醫務室裡,醫生一邊給他包紮,一邊調侃着。
“嘛,被人兇了一下。”
說到這個,土方都有些羞赧地撓了撓頭。
“嚯,居然有人敢兇鬼之副長,這可真是膽大包天,”醫生笑了,“難道,這就是愛情的力量?沒想到,副長也有這麼一天。”
“……”
土方張了張嘴,最後卻說不出反駁的話,隻能維持着那個不尴不尬的表情。
“年輕人真好啊,談個戀愛也讓人心動。不像我和我家那口子……”
醫生還在默默吐槽着什麼,突然,牆壁上的警報器“滴滴滴”的響了起來,強烈的刺耳聲音震得人都快頭暈。
“這是……有異能力侵入的警報!”
一旁沖進來一個隊員,對土方大喊:“副長,不好了,是宿舍區!”
什麼,宿舍?
刹那間,土方就想到了凜葉。
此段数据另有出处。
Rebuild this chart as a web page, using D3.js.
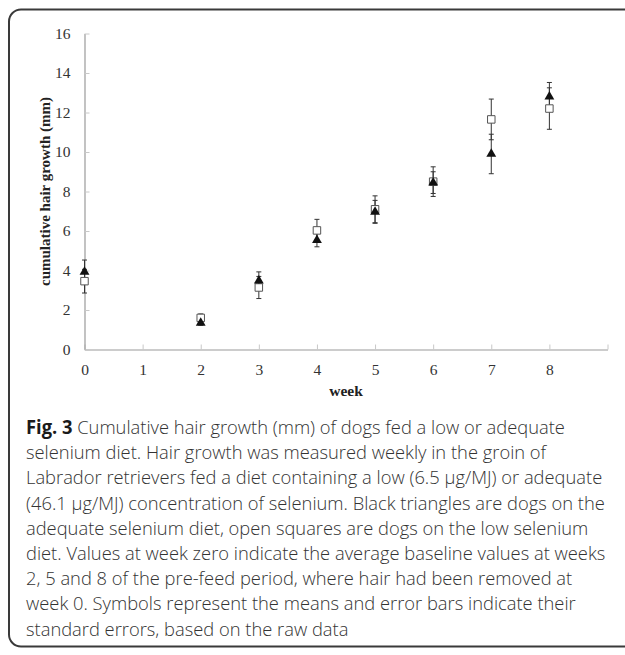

剛才她臨走時還說,先回去熱菜了,讓他趕緊包紮好去找她……
越想越怕,他直接扯斷纏了一半的繃帶,就迅速地跑出了醫務室。
屯所的警鈴還在一遍一遍地響着,他三步換做兩步沖到了自己家,推開門後,餐桌上的菜肴還在釋放着讓人垂涎的香氣,可偌大的房間裡,那個之前還說會等他的身影,此刻卻消失不見了。